Pedro Saad
El 16 de junio de 1822, luego de librada exitosamente la batalla del Pichincha, Simón Bolívar, a la sazón Libertador-Presidente de Colombia, llegó a Quito. Su entrada no era un hecho guerrero, sino político. Las guerras habían concluido, libradas por los pueblos de la Audiencia bajo la dirección de Antonio José de Sucre.
Como entidad geopolítica autónoma e integrada, Colombia había nacido el 17 de diciembre de 1819, y desde el 15 de mayo de 1821 Guayaquil se había declarado “bajo la protección” de Colombia, sellando de forma casi perfecta su incorporación a esa república. De facto y de iure, el actual Ecuador era ya parte de Colombia, como también lo eran Venezuela y Panamá. La llegada de Bolívar a Quito no tenía valor militar, sino el carácter político de refrendar esa anexión con la presencia personal del presidente de la nación unificada.

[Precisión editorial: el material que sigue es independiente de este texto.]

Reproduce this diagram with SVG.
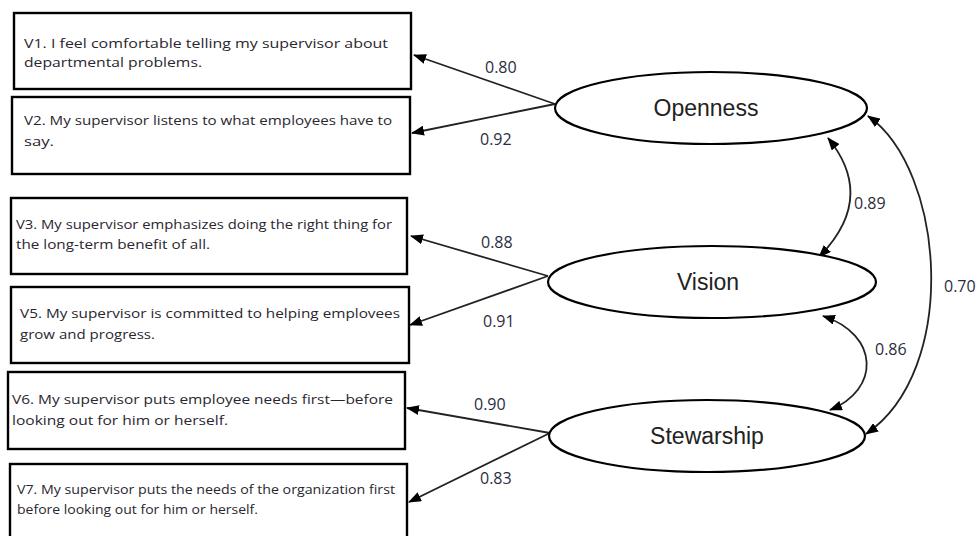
<svg xmlns="http://www.w3.org/2000/svg" width="980" height="536" viewBox="0 0 980 536">
<style>
.box{fill:#fff;stroke:#000;stroke-width:2.4}
.item{font-family:"Open Sans","Liberation Sans",sans-serif;font-size:13.5px;fill:#2a2630}
.lat{fill:#fff;stroke:#000;stroke-width:2.2}
.latt{font-family:"Liberation Sans",Arial,sans-serif;font-size:23px;fill:#222;text-anchor:middle}
.num{font-family:"Open Sans","Liberation Sans",sans-serif;font-size:16px;fill:#2b2d40}
.ln{fill:none;stroke:#222;stroke-width:1.8}
</style>
<defs>
<marker id="ah" viewBox="0 0 13 10" refX="12" refY="5" markerWidth="13" markerHeight="10" markerUnits="userSpaceOnUse" orient="auto-start-reverse">
<path d="M0,0 L13,5 L0,10 z" fill="#000"/>
</marker>
</defs>
<rect width="980" height="536" fill="#fff"/>
<g id="connectors">
<line class="ln" x1="555" y1="104" x2="414" y2="55" marker-end="url(#ah)"/>
<line class="ln" x1="555" y1="104" x2="412" y2="133" marker-end="url(#ah)"/>
<line class="ln" x1="548" y1="276" x2="411" y2="236" marker-end="url(#ah)"/>
<line class="ln" x1="548" y1="276" x2="410" y2="325" marker-end="url(#ah)"/>
<line class="ln" x1="550" y1="433" x2="407" y2="408" marker-end="url(#ah)"/>
<line class="ln" x1="550" y1="433" x2="409" y2="502" marker-end="url(#ah)"/>
<path class="ln" d="M828 138 Q877 198 819 257" marker-start="url(#ah)" marker-end="url(#ah)"/>
<path class="ln" d="M823 316 C880 335 880 390 830 410" marker-start="url(#ah)" marker-end="url(#ah)"/>
<path class="ln" d="M868 116 C945 170 960 370 866 434" marker-start="url(#ah)" marker-end="url(#ah)"/>
<text class="num" x="485" y="73">0.80</text>
<text class="num" x="480" y="145">0.92</text>
<text class="num" x="481" y="248">0.88</text>
<text class="num" x="483" y="327">0.91</text>
<text class="num" x="474" y="410">0.90</text>
<text class="num" x="480" y="484">0.83</text>
<text class="num" x="854" y="209">0.89</text>
<text class="num" x="875" y="355">0.86</text>
<text class="num" x="944" y="292">0.70</text>
</g>
<g id="v1">
<rect class="box" x="14" y="13" width="397" height="76"/>
<text class="item" x="24" y="48" textLength="364" lengthAdjust="spacingAndGlyphs">V1. I feel comfortable telling my supervisor about</text>
<text class="item" x="24" y="67" textLength="178" lengthAdjust="spacingAndGlyphs">departmental problems.</text>
</g>
<g id="v2">
<rect class="box" x="12" y="97" width="398" height="77"/>
<text class="item" x="24" y="125" textLength="368" lengthAdjust="spacingAndGlyphs">V2. My supervisor listens to what employees have to</text>
<text class="item" x="24" y="146" textLength="30" lengthAdjust="spacingAndGlyphs">say.</text>
</g>
<g id="v3">
<rect class="box" x="11" y="198" width="396" height="76"/>
<text class="item" x="16" y="229" textLength="376" lengthAdjust="spacingAndGlyphs">V3. My supervisor emphasizes doing the right thing for</text>
<text class="item" x="16" y="249" textLength="194" lengthAdjust="spacingAndGlyphs">the long-term benefit of all.</text>
</g>
<g id="v5">
<rect class="box" x="11" y="287" width="398" height="76"/>
<text class="item" x="20" y="318" textLength="380" lengthAdjust="spacingAndGlyphs">V5. My supervisor is committed to helping emplovees</text>
<text class="item" x="20" y="339" textLength="135" lengthAdjust="spacingAndGlyphs">grow and progress.</text>
</g>
<g id="v6">
<rect class="box" x="8" y="372" width="397" height="77"/>
<text class="item" x="12" y="404" textLength="381" lengthAdjust="spacingAndGlyphs">V6. My supervisor puts employee needs first—before</text>
<text class="item" x="12" y="425" textLength="216" lengthAdjust="spacingAndGlyphs">looking out for him or herself.</text>
</g>
<g id="v7">
<rect class="box" x="10" y="464" width="397" height="80"/>
<text class="item" x="17" y="494" textLength="378" lengthAdjust="spacingAndGlyphs">V7. My supervisor puts the needs of the organization first</text>
<text class="item" x="17" y="514" textLength="241" lengthAdjust="spacingAndGlyphs">before looking out for him or herself.</text>
</g>
<g id="openness">
<ellipse class="lat" cx="711" cy="108" rx="156" ry="36"/>
<text class="latt" x="706" y="116">Openness</text>
</g>
<g id="vision">
<ellipse class="lat" cx="712" cy="282" rx="164" ry="36"/>
<text class="latt" x="708" y="290">Vision</text>
</g>
<g id="stewarship">
<ellipse class="lat" cx="707" cy="436" rx="158" ry="36"/>
<text class="latt" x="707" y="444">Stewarship</text>
</g>
</svg>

Es fama legendaria (aunque no existan pruebas documentales al respecto), que Manuela Sáenz arrojó al paso del Libertador una corona de laureles, y que impactó con ella en la frente del guerrero, quien habría quedado prendado por la belleza y el ardor de la quiteña.
Es completamente cierto y documentado, en cambio, que aquella noche se organizó una soirée de gala en honor del Libertador, y que Bolívar se aisló de toda la concurrencia, bailando infatigablemente con Manuela Sáenz, casada a la sazón con el inglés James Thorne, ausente de la ciudad, y que al final del ágape ambos se evadieron de la fiesta, marchando a vivir su pasión en la cercana hacienda de Catahuango, propiedad de Manuela.
Fue la primera noche de un amor que se prolongaría por años, y que llevaría a los amantes a Perú y Colombia, en una vorágine pasional que nadie ha podido negar.
En los últimos años, como resultado de nuevas investigaciones históricas, de la insufrible carencia de héroes de origen ecuatoriano y del auge del movimiento de reivindicación femenina, la figura de Manuela Sáenz, que trató de ser borrada de la historia, ha adquirido una dimensión muy notoria, y su participación en las luchas libertarias alcanza ribetes míticos casi tan grandes como los de su glorioso amante.
Tan extrema en su exaltación como su anterior ocultamiento en el silencio, esta tendencia “manuelista” es más literaria que historiográfica y parece preferir la glorificación a la verdad.
Y no hay razón para ello. La grandeza de Manuela Sáenz no necesita de falsedades para ser enorme.